Но в 29-м году все изменилось. Казаки, и зажиточные, и победней, в одночасье лишились всего: земли, крупного скота, инвентаря и даже домашней птицы. А вот знаменитого писателя раскулачивать не стали, да и не числился он крестьянином, земельного надела, кроме подворья, не имел.
Вот тогда станичники отчетливо почувствовали разницу между собой и Шолоховым, тогда и стал нежданно-негаданно Михаил на Верхнем Дону кем-то вроде «барина» — или «пана», как говаривали в тех местах.
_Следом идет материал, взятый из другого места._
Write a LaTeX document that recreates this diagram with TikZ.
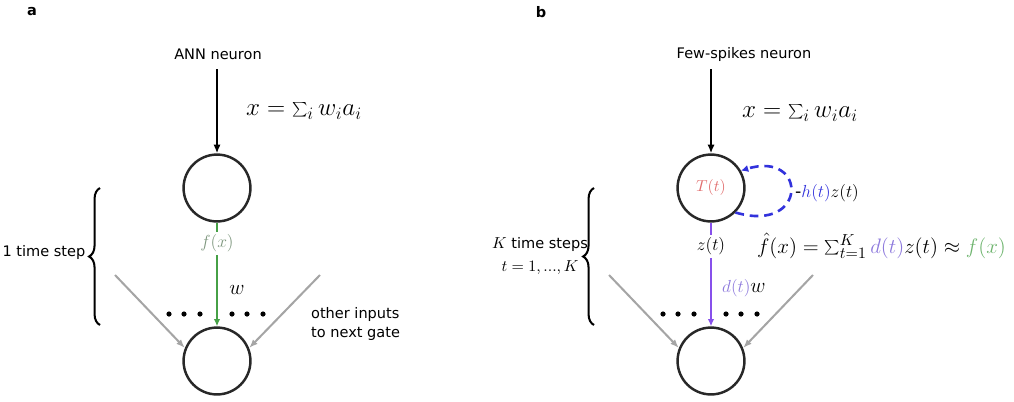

Так уж повелось на Руси: встречают по одежке, провожают по уму, но оценивают человека все же по одежке. В сущности, те станичники, что слушали «Тихий Дон» при свете керосиновой лампы, восхищались писательством Михаила точно так же, как некогда восхищались его спектаклями на сцене народного театра. Писатели, артисты, чтецы-декламаторы, слепые певцы, ярмарочные клоуны, бродячие циркачи, цыгане с медведями — всё это были, в восприятии простых казаков, люди, призванные за деньги развлекать народ. Никто уже не говорил, что писательство Михаила — «не мушшинское дело», но и вровень с «мушшинским» никому не приходило в голову его ставить, как не ставят рядом казака-землероба и артиста, изображающего казака. Уважать молодого Шолохова уважали, но все-таки с неуловимой долей иронии.